EXERCISE: Write out every line below that includes the word "with".
(begin)
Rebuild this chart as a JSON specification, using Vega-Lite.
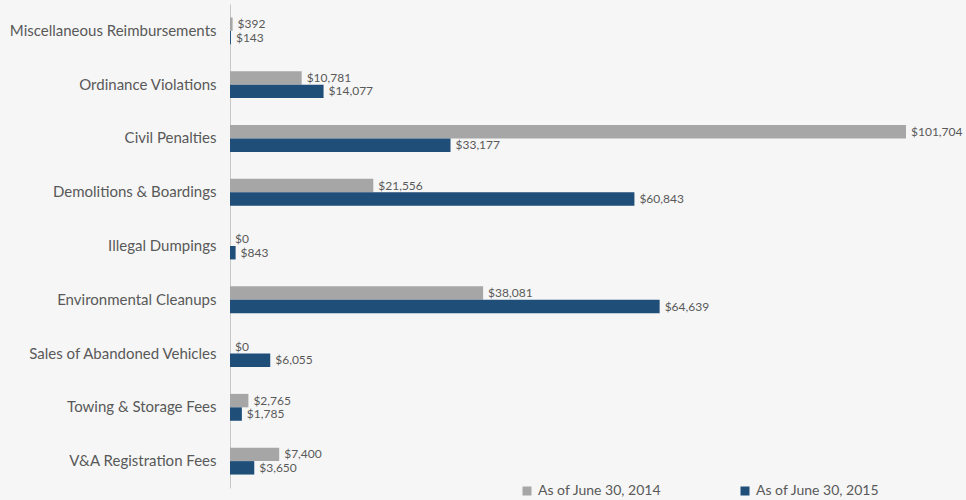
{
  "$schema": "https://vega.github.io/schema/vega-lite/v6.json",
  "width": 736,
  "height": 484,
  "autosize": {"type": "none"},
  "padding": {"left": 230, "top": 4, "right": 0, "bottom": 12},
  "background": "#f6f6f6",
  "config": {
    "view": {"stroke": null},
    "font": "Lato",
    "text": {"font": "Lato"}
  },
  "data": {
    "values": [
      {"category": "Miscellaneous Reimbursements", "series": "As of June 30, 2014", "value": 392},
      {"category": "Miscellaneous Reimbursements", "series": "As of June 30, 2015", "value": 143},
      {"category": "Ordinance Violations", "series": "As of June 30, 2014", "value": 10781},
      {"category": "Ordinance Violations", "series": "As of June 30, 2015", "value": 14077},
      {"category": "Civil Penalties", "series": "As of June 30, 2014", "value": 101704},
      {"category": "Civil Penalties", "series": "As of June 30, 2015", "value": 33177},
      {"category": "Demolitions & Boardings", "series": "As of June 30, 2014", "value": 21556},
      {"category": "Demolitions & Boardings", "series": "As of June 30, 2015", "value": 60843},
      {"category": "Illegal Dumpings", "series": "As of June 30, 2014", "value": 0},
      {"category": "Illegal Dumpings", "series": "As of June 30, 2015", "value": 843},
      {"category": "Environmental Cleanups", "series": "As of June 30, 2014", "value": 38081},
      {"category": "Environmental Cleanups", "series": "As of June 30, 2015", "value": 64639},
      {"category": "Sales of Abandoned Vehicles", "series": "As of June 30, 2014", "value": 0},
      {"category": "Sales of Abandoned Vehicles", "series": "As of June 30, 2015", "value": 6055},
      {"category": "Towing & Storage Fees", "series": "As of June 30, 2014", "value": 2765},
      {"category": "Towing & Storage Fees", "series": "As of June 30, 2015", "value": 1785},
      {"category": "V&A Registration Fees", "series": "As of June 30, 2014", "value": 7400},
      {"category": "V&A Registration Fees", "series": "As of June 30, 2015", "value": 3650}
    ]
  },
  "encoding": {
    "y": {
      "field": "category",
      "type": "nominal",
      "sort": null,
      "title": null,
      "scale": {"paddingInner": 0.5, "paddingOuter": 0.25},
      "axis": {
        "ticks": false,
        "labelPadding": 14,
        "labelFont": "Lato",
        "labelFontSize": 15,
        "labelColor": "#595959",
        "labelLimit": 300,
        "domainColor": "#c8c8c8",
        "domainWidth": 1,
        "grid": false
      }
    },
    "yOffset": {
      "field": "series",
      "type": "nominal",
      "sort": ["As of June 30, 2014", "As of June 30, 2015"],
      "scale": {"paddingInner": 0, "paddingOuter": 0}
    },
    "x": {
      "field": "value",
      "type": "quantitative",
      "scale": {"domain": [0, 110730], "nice": false, "zero": true},
      "axis": null
    }
  },
  "layer": [
    {
      "mark": {"type": "bar"},
      "encoding": {
        "color": {
          "field": "series",
          "type": "nominal",
          "scale": {
            "domain": ["As of June 30, 2014", "As of June 30, 2015"],
            "range": ["#a6a6a6", "#1f4e79"]
          },
          "legend": {
            "title": null,
            "orient": "none",
            "direction": "horizontal",
            "legendX": 290,
            "legendY": 480,
            "symbolType": "square",
            "symbolSize": 81,
            "symbolStrokeWidth": 0,
            "labelFont": "Lato",
            "labelFontSize": 14,
            "labelColor": "#595959",
            "labelOffset": 4,
            "columnPadding": 76
          }
        }
      }
    },
    {
      "mark": {"type": "text", "align": "left", "baseline": "middle", "dx": 5, "fontSize": 12, "color": "#595959", "font": "Lato"},
      "encoding": {
        "text": {"field": "value", "type": "quantitative", "format": "$,.0f"}
      }
    }
  ]
}
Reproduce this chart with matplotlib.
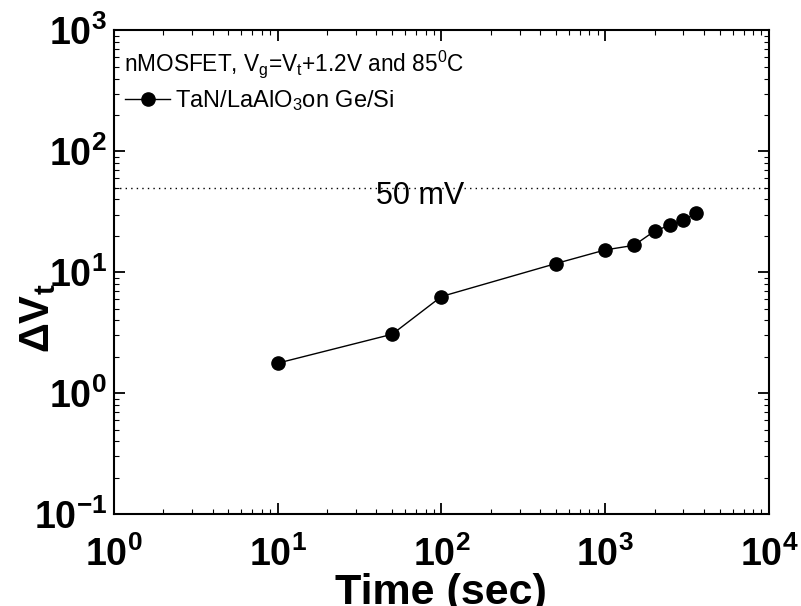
import math
import matplotlib
matplotlib.use("Agg")
import matplotlib.pyplot as plt
from matplotlib.ticker import FixedLocator, LogLocator, NullFormatter

plt.rcParams['font.family'] = ['Liberation Sans', 'DejaVu Sans']
plt.rcParams['mathtext.fontset'] = 'custom'
plt.rcParams['mathtext.rm'] = 'Liberation Sans'
plt.rcParams['mathtext.it'] = 'Liberation Sans'
plt.rcParams['mathtext.bf'] = 'Liberation Sans:bold'
plt.rcParams['mathtext.default'] = 'regular'

time_s = [10, 50, 100, 500, 1000, 1500, 2000, 2500, 3000, 3600]
delta_vt = [1.77, 3.07, 6.3, 11.8, 15.3, 16.7, 21.9, 24.6, 26.9, 30.9]
limit_mv = 50
limit_label = "50 mV"
series_label = r"TaN/LaAlO$_3$on Ge/Si"
condition_text = r"nMOSFET, V$_g$=V$_t$+1.2V and 85$^0$C"
x_ticks = [1, 10, 100, 1000, 10000]
y_ticks = [0.1, 1, 10, 100, 1000]

fig = plt.figure(figsize=(8.01, 6.06), dpi=100)
ax = fig.add_axes([0.1423, 0.1518, 0.8177, 0.7979])

ax.set_xscale('log')
ax.set_yscale('log')
ax.set_xlim(1, 1e4)
ax.set_ylim(0.1, 1e3)

ax.axhline(limit_mv, color='black', linestyle=(0, (1, 3)), linewidth=1.0)
ax.plot(time_s, delta_vt, color='black', linewidth=1.0, marker='o',
        markersize=9.5, label=series_label)

ax.text(74, 43, limit_label, fontsize=22, ha='center', va='center')

ax.xaxis.set_major_locator(FixedLocator(x_ticks))
ax.yaxis.set_major_locator(FixedLocator(y_ticks))
ax.xaxis.set_minor_locator(LogLocator(base=10, subs=range(2, 10), numticks=20))
ax.yaxis.set_minor_locator(LogLocator(base=10, subs=range(2, 10), numticks=20))
ax.xaxis.set_minor_formatter(NullFormatter())
ax.yaxis.set_minor_formatter(NullFormatter())

def lab(v):
    e = int(round(math.log10(v)))
    return r"$\mathbf{10^{%d}}$" % e

ax.set_xticklabels([lab(v) for v in x_ticks], fontsize=27)
ax.set_yticklabels([lab(v) for v in y_ticks], fontsize=27)

ax.tick_params(which='both', direction='in', top=True, right=True)
ax.tick_params(axis='x', which='major', pad=16)
ax.tick_params(axis='y', which='major', pad=5)
ax.tick_params(which='major', length=8, width=1.3)
ax.tick_params(which='minor', length=3.5, width=0.8)
for s in ax.spines.values():
    s.set_linewidth(1.5)

fig.text(441 / 801, 1 - 593 / 606, "Time (sec)", fontsize=31,
         fontweight='bold', ha='center', va='center')
fig.text(38 / 801, 1 - 318 / 606, r"$\mathbf{\Delta V}_\mathbf{t}$",
         fontsize=30, rotation=90, ha='center', va='center')

ax.text(0.015, 0.93, condition_text, transform=ax.transAxes, fontsize=16.3,
        ha='left', va='center')
leg = ax.legend(loc='upper left', bbox_to_anchor=(-0.008, 0.915), frameon=False,
                fontsize=17, handlelength=1.9, handletextpad=0.2,
                borderaxespad=0.3)

fig.savefig("out.png", dpi=100)
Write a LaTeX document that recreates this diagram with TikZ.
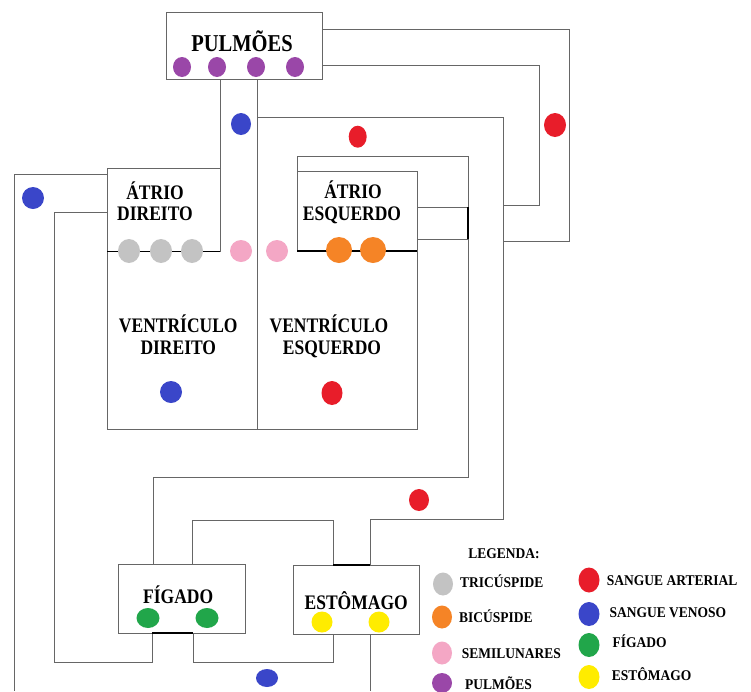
\documentclass[tikz,border=0pt]{standalone}
\usepackage{fontspec}
\setmainfont{Liberation Serif}
\usepackage{graphicx}
\usetikzlibrary{shapes.geometric}
\definecolor{cpur}{HTML}{9A47A8}
\definecolor{cblue}{HTML}{3A46C9}
\definecolor{cred}{HTML}{E81D2A}
\definecolor{cgray}{HTML}{C3C3C3}
\definecolor{cpink}{HTML}{F4A7C5}
\definecolor{corange}{HTML}{F58426}
\definecolor{cgreen}{HTML}{21A64A}
\definecolor{cyellow}{HTML}{FFEC00}
\definecolor{cline}{HTML}{666666}
\tikzset{
  pipe/.style={draw=cline, line width=0.9pt},
  dark/.style={draw=black, line width=1.2pt},
  dt/.style={ellipse, inner sep=0pt, draw=none},
  lbl/.style={anchor=base, inner sep=0pt, font=\fontsize{17.5}{20}\selectfont\bfseries},
  leg/.style={anchor=base west, inner sep=0pt, font=\fontsize{13.5}{16}\selectfont\bfseries},
}
\newcommand{\syy}[1]{\scalebox{1}[1.18]{#1}}
\newcommand{\slg}[1]{\scalebox{1}[1.1]{#1}}
\newcommand{\mydot}[6]{\node[dt, fill=#2, minimum width=#5pt, minimum height=#6pt] (#1) at (#3,#4) {};}
\begin{document}
\begin{tikzpicture}[x=1pt,y=-1pt]
\useasboundingbox (0,0) rectangle (751,691);
\fill[white] (0,0) rectangle (751,691);
% boxes
\coordinate (pulA) at (166,12); \coordinate (pulB) at (322,79);
\draw[pipe] (pulA) rectangle (pulB);
% pulmonary loops right
\coordinate (o1) at (322,29); \coordinate (o2) at (569,29); \coordinate (o3) at (569,241); \coordinate (o4) at (503,241);
\draw[pipe] (o1) -- (o2) -- (o3) -- (o4);
\coordinate (i1) at (322,65); \coordinate (i2) at (539,65); \coordinate (i3) at (539,205); \coordinate (i4) at (503,205);
\draw[pipe] (i1) -- (i2) -- (i3) -- (i4);
% aorta loop
\coordinate (a1) at (257,117); \coordinate (a2) at (503,117); \coordinate (a3) at (503,519); \coordinate (a4) at (370,519); \coordinate (a5) at (370,565);
\draw[pipe] (a1) -- (a2) -- (a3) -- (a4) -- (a5);
% central line x=257
\coordinate (c1) at (257,79); \coordinate (c2) at (257,429);
\draw[pipe] (c1) -- (c2);
% right atrium + ventricle
\coordinate (d0) at (220,79); \coordinate (d1) at (220,251.5); \coordinate (d2) at (220,168);
\coordinate (d3) at (107,168); \coordinate (d4) at (107,429); \coordinate (d5) at (107,251.5);
\draw[pipe] (d0) -- (d1);
\draw[pipe] (d2) -- (d3) -- (d4) -- (c2);
\draw[dark] (d5) -- (d1);
% left pipes
\coordinate (l1) at (107,174); \coordinate (l2) at (14,174); \coordinate (l3) at (14,691);
\draw[pipe] (l1) -- (l2) -- (l3);
\coordinate (m1) at (107,212); \coordinate (m2) at (54,212); \coordinate (m3) at (54,662); \coordinate (m4) at (152,662); \coordinate (m5) at (152,633);
\draw[pipe] (m1) -- (m2) -- (m3) -- (m4) -- (m5);
% left atrium + ventricle
\coordinate (e1) at (297,171); \coordinate (e2) at (417,171); \coordinate (e3) at (417,251); \coordinate (e4) at (297,251);
\draw[pipe] (e4) -- (e1) -- (e2) -- (e3);
\draw[dark] (e4) -- (e3);
\coordinate (v1) at (417,429);
\draw[pipe] (e3) -- (v1) -- (c2);
% inner loop to liver
\coordinate (n1) at (297,156); \coordinate (n2) at (468,156); \coordinate (n3) at (468,477); \coordinate (n4) at (153,477); \coordinate (n5) at (153,564);
\draw[pipe] (e1) -- (n1) -- (n2) -- (n3) -- (n4) -- (n5);
% pipe from left atrium
\coordinate (p1) at (417,207); \coordinate (p2) at (468,207); \coordinate (p3) at (417,239); \coordinate (p4) at (468,239);
\draw[pipe] (p1) -- (p2); \draw[pipe] (p3) -- (p4);
\draw[dark] (p2) -- (p4);
% liver
\coordinate (f1) at (118,564); \coordinate (f2) at (245,633);
\draw[pipe] (f1) rectangle (f2);
\coordinate (f3) at (152,633); \coordinate (f4) at (193,633);
\draw[dark] (f3) -- (f4);
\coordinate (g1) at (192,564); \coordinate (g2) at (192,520); \coordinate (g3) at (333,520); \coordinate (g4) at (333,565);
\draw[pipe] (g1) -- (g2) -- (g3) -- (g4);
\coordinate (h1) at (193,662); \coordinate (h2) at (333,662); \coordinate (h3) at (333,634);
\draw[pipe] (f4) -- (h1) -- (h2) -- (h3);
% stomach
\coordinate (s1) at (293,565); \coordinate (s2) at (419,634);
\draw[pipe] (s1) rectangle (s2);
\draw[dark] (g4) -- (a5);
\coordinate (s3) at (370,634); \coordinate (s4) at (370,691);
\draw[pipe] (s3) -- (s4);
% labels
\node[anchor=base, inner sep=0pt, font=\fontsize{20.5}{24}\selectfont\bfseries] (tpul) at (242,51.7) {\syy{PULMÕES}};
\node[lbl] (tad1) at (155,199.3) {\syy{ÁTRIO}};
\node[lbl] (tad2) at (155,220.7) {\syy{DIREITO}};
\node[lbl] (tvd1) at (178.3,332.7) {\syy{VENTRÍCULO}};
\node[lbl] (tvd2) at (178.3,354) {\syy{DIREITO}};
\node[lbl] (tae1) at (353,198.3) {\syy{ÁTRIO}};
\node[lbl] (tae2) at (352,220) {\syy{ESQUERDO}};
\node[lbl] (tve1) at (329,332.7) {\syy{VENTRÍCULO}};
\node[lbl] (tve2) at (332,354) {\syy{ESQUERDO}};
\node[lbl] (tfig) at (178.2,603.3) {\syy{FÍGADO}};
\node[lbl] (test) at (356.2,609.3) {\syy{ESTÔMAGO}};
% dots
\mydot{pu1}{cpur}{182}{67}{18}{20}
\mydot{pu2}{cpur}{217}{67}{18}{20}
\mydot{pu3}{cpur}{256}{67}{18}{20}
\mydot{pu4}{cpur}{295}{67}{18}{20}
\mydot{bl1}{cblue}{241}{124}{20}{22}
\mydot{rd1}{cred}{357.7}{136.7}{18}{22}
\mydot{rd2}{cred}{555}{125}{22}{24}
\mydot{bl2}{cblue}{33}{198}{22}{22}
\mydot{tr1}{cgray}{129}{251}{22}{24}
\mydot{tr2}{cgray}{161}{251}{22}{24}
\mydot{tr3}{cgray}{192}{251}{22}{24}
\mydot{sm1}{cpink}{241}{251}{22}{22}
\mydot{sm2}{cpink}{277}{251}{22}{22}
\mydot{bc1}{corange}{339}{250}{26}{26}
\mydot{bc2}{corange}{373}{250}{26}{26}
\mydot{bl3}{cblue}{171}{392}{22}{22}
\mydot{rd3}{cred}{332}{393}{21}{24}
\mydot{rd4}{cred}{419}{500}{20}{22}
\mydot{gr1}{cgreen}{148}{618}{23}{20}
\mydot{gr2}{cgreen}{207}{618}{23}{20}
\mydot{ye1}{cyellow}{322}{622}{21}{21}
\mydot{ye2}{cyellow}{379}{622}{21}{21}
\mydot{bl4}{cblue}{267}{678}{22}{18}
% legend
\node[anchor=base, inner sep=0pt, font=\fontsize{13.5}{16}\selectfont\bfseries] (tleg) at (504,558.3) {\slg{LEGENDA:}};
\mydot{lg1}{cgray}{443}{584}{20}{23}
\mydot{lg2}{corange}{442}{617}{20}{23}
\mydot{lg3}{cpink}{442}{653}{20}{23}
\mydot{lg4}{cpur}{442}{683}{20}{20}
\mydot{lg5}{cred}{589}{580}{21}{25}
\mydot{lg6}{cblue}{589}{614}{21}{24}
\mydot{lg7}{cgreen}{589}{645}{21}{24}
\mydot{lg8}{cyellow}{589}{677}{21}{24}
\node[leg] (tl1) at (460,587.3) {\slg{TRICÚSPIDE}};
\node[leg] (tl2) at (459,622.7) {\slg{BICÚSPIDE}};
\node[leg] (tl3) at (461.7,658.3) {\slg{SEMILUNARES}};
\node[leg] (tl4) at (465,689.3) {\slg{PULMÕES}};
\node[leg] (tl5) at (606.7,585) {\slg{SANGUE ARTERIAL}};
\node[leg] (tl6) at (609.3,617.3) {\slg{SANGUE VENOSO}};
\node[leg] (tl7) at (612.3,647.3) {\slg{FÍGADO}};
\node[leg] (tl8) at (611.7,680.7) {\slg{ESTÔMAGO}};
\end{tikzpicture}
\end{document}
(end)
FINAL ANSWER:
Reproduce this chart with matplotlib.
Write a LaTeX document that recreates this diagram with TikZ.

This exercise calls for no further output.